#### [Set task]
Retype all of the data. Every line must match exactly.

#### [Data provided]
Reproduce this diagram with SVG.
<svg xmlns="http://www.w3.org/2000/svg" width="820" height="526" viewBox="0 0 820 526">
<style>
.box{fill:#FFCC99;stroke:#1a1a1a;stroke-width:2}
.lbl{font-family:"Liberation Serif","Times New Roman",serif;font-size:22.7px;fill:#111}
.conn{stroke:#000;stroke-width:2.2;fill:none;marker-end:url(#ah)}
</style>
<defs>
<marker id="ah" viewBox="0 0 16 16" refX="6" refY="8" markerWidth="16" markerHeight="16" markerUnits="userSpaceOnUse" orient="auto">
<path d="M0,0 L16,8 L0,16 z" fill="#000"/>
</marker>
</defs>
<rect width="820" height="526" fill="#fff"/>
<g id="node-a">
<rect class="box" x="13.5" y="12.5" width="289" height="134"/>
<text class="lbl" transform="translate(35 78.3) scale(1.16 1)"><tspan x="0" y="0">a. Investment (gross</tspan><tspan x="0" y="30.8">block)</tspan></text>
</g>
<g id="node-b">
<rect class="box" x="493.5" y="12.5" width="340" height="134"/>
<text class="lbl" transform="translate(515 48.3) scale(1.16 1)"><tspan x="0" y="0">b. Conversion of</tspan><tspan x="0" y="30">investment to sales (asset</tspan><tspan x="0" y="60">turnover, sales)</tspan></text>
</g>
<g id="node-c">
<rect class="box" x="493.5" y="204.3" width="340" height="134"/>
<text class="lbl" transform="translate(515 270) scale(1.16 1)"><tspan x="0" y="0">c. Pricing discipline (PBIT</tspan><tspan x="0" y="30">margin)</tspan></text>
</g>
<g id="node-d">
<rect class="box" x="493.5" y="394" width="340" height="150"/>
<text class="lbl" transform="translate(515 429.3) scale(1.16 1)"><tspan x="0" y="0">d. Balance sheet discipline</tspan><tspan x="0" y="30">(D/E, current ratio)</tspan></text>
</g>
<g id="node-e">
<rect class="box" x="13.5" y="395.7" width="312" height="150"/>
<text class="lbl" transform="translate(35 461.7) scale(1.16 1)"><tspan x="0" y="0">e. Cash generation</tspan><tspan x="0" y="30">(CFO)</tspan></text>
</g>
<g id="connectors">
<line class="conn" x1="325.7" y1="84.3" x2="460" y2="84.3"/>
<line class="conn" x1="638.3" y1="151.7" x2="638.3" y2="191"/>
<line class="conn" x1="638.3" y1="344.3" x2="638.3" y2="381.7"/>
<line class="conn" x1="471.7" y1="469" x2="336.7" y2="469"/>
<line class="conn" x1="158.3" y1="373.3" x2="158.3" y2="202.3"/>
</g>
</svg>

#### [Result]
Reproduce this diagram with SVG.
<svg xmlns="http://www.w3.org/2000/svg" width="820" height="526" viewBox="0 0 820 526">
<style>
.box{fill:#FFCC99;stroke:#1a1a1a;stroke-width:2}
.lbl{font-family:"Liberation Serif","Times New Roman",serif;font-size:22.7px;fill:#111}
.conn{stroke:#000;stroke-width:2.2;fill:none;marker-end:url(#ah)}
</style>
<defs>
<marker id="ah" viewBox="0 0 16 16" refX="6" refY="8" markerWidth="16" markerHeight="16" markerUnits="userSpaceOnUse" orient="auto">
<path d="M0,0 L16,8 L0,16 z" fill="#000"/>
</marker>
</defs>
<rect width="820" height="526" fill="#fff"/>
<g id="node-a">
<rect class="box" x="13.5" y="12.5" width="289" height="134"/>
<text class="lbl" transform="translate(35 78.3) scale(1.16 1)"><tspan x="0" y="0">a. Investment (gross</tspan><tspan x="0" y="30.8">block)</tspan></text>
</g>
<g id="node-b">
<rect class="box" x="493.5" y="12.5" width="340" height="134"/>
<text class="lbl" transform="translate(515 48.3) scale(1.16 1)"><tspan x="0" y="0">b. Conversion of</tspan><tspan x="0" y="30">investment to sales (asset</tspan><tspan x="0" y="60">turnover, sales)</tspan></text>
</g>
<g id="node-c">
<rect class="box" x="493.5" y="204.3" width="340" height="134"/>
<text class="lbl" transform="translate(515 270) scale(1.16 1)"><tspan x="0" y="0">c. Pricing discipline (PBIT</tspan><tspan x="0" y="30">margin)</tspan></text>
</g>
<g id="node-d">
<rect class="box" x="493.5" y="394" width="340" height="150"/>
<text class="lbl" transform="translate(515 429.3) scale(1.16 1)"><tspan x="0" y="0">d. Balance sheet discipline</tspan><tspan x="0" y="30">(D/E, current ratio)</tspan></text>
</g>
<g id="node-e">
<rect class="box" x="13.5" y="395.7" width="312" height="150"/>
<text class="lbl" transform="translate(35 461.7) scale(1.16 1)"><tspan x="0" y="0">e. Cash generation</tspan><tspan x="0" y="30">(CFO)</tspan></text>
</g>
<g id="connectors">
<line class="conn" x1="325.7" y1="84.3" x2="460" y2="84.3"/>
<line class="conn" x1="638.3" y1="151.7" x2="638.3" y2="191"/>
<line class="conn" x1="638.3" y1="344.3" x2="638.3" y2="381.7"/>
<line class="conn" x1="471.7" y1="469" x2="336.7" y2="469"/>
<line class="conn" x1="158.3" y1="373.3" x2="158.3" y2="202.3"/>
</g>
</svg>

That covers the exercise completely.